--- The records ---

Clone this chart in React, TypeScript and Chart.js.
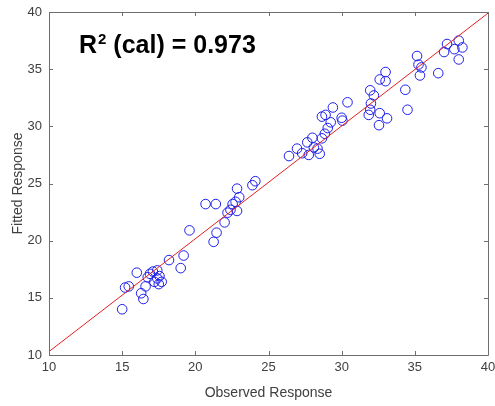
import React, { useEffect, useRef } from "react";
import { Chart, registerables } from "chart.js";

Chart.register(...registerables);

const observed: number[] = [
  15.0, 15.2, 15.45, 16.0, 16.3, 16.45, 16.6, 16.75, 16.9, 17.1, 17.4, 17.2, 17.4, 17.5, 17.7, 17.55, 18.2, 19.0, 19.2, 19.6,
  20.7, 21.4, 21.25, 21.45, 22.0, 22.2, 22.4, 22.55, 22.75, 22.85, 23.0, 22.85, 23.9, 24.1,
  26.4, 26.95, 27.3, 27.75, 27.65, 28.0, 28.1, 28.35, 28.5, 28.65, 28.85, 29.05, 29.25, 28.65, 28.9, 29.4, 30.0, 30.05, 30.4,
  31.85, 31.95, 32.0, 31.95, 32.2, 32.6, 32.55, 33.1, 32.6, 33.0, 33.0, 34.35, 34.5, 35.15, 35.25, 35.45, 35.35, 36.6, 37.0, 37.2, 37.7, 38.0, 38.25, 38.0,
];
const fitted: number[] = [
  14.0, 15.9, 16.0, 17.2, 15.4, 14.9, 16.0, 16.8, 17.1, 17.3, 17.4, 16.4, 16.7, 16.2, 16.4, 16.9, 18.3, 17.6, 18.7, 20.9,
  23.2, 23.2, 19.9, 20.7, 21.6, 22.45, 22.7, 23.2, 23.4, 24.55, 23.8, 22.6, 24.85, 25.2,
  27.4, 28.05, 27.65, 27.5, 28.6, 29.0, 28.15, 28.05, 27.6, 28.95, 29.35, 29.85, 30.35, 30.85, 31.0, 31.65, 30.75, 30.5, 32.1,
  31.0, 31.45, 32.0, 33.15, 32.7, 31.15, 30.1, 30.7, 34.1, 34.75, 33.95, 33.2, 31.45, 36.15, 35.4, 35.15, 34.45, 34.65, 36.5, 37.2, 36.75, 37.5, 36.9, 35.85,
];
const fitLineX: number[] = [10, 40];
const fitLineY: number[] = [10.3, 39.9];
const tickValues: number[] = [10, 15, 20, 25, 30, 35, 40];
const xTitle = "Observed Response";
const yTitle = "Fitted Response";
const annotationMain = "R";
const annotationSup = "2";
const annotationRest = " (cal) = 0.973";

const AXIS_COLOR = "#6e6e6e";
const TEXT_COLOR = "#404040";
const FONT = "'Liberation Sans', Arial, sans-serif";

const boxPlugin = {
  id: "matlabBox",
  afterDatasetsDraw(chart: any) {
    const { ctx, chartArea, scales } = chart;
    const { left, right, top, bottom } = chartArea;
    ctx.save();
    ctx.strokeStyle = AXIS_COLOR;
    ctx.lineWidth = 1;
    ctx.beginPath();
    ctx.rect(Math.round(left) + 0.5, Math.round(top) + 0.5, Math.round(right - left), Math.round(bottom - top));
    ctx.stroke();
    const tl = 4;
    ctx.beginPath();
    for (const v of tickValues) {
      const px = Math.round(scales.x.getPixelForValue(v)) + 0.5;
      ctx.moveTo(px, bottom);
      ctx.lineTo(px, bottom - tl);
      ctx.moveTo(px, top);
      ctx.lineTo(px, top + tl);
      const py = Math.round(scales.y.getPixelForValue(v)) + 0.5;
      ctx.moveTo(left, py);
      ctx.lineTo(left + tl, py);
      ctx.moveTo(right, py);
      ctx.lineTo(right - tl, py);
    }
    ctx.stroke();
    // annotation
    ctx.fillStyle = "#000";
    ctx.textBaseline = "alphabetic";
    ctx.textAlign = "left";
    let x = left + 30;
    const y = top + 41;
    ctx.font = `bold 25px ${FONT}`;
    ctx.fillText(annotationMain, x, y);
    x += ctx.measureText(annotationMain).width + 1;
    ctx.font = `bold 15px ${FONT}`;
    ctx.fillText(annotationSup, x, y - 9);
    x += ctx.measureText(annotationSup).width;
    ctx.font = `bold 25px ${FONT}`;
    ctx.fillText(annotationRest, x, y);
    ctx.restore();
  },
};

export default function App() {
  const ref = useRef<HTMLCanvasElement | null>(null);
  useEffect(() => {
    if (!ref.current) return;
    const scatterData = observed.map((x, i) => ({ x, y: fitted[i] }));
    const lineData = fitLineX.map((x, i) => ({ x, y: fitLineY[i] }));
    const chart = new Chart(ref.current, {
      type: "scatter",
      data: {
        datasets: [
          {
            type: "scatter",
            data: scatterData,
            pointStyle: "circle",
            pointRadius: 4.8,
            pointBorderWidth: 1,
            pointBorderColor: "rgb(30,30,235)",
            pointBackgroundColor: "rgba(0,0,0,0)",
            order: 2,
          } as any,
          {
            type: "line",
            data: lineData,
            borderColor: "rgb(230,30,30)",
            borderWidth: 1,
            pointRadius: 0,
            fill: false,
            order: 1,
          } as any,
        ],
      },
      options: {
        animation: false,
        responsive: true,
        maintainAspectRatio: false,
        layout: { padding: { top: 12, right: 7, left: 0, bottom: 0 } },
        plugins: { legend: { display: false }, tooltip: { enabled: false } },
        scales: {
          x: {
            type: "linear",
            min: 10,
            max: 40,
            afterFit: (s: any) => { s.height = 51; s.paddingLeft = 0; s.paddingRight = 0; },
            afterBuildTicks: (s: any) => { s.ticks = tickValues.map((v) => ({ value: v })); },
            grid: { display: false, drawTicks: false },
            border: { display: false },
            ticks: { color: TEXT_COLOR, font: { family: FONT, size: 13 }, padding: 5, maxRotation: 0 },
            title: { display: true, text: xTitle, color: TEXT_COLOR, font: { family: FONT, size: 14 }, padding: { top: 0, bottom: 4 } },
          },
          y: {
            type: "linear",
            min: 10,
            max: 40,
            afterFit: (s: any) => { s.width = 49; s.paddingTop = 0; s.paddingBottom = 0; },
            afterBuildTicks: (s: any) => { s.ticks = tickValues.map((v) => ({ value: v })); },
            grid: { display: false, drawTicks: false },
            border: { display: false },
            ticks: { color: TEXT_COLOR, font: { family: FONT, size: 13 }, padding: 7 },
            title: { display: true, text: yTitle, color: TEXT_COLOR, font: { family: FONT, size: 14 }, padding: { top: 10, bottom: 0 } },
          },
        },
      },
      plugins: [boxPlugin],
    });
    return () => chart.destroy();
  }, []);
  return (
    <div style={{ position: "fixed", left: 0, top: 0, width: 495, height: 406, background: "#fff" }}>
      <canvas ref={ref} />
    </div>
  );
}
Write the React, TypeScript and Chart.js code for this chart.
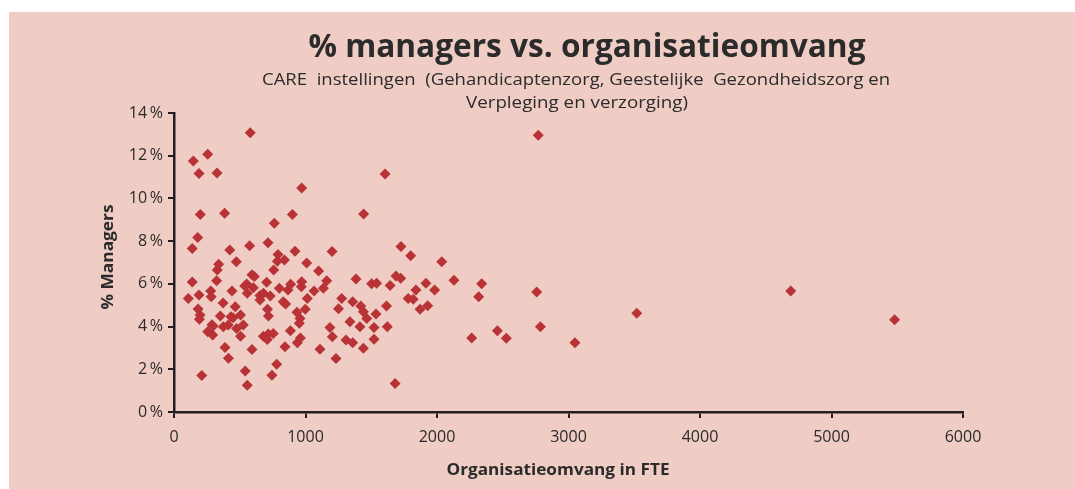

---

Retype the records above word for word, from their first line through the line containing "Chart.register(...registerables);", and leave out every picture.

Response
Clone this chart in React, TypeScript and Chart.js.
import React, { useEffect, useRef } from "react";
import { Chart, registerables } from "chart.js";

Chart.register(...registerables);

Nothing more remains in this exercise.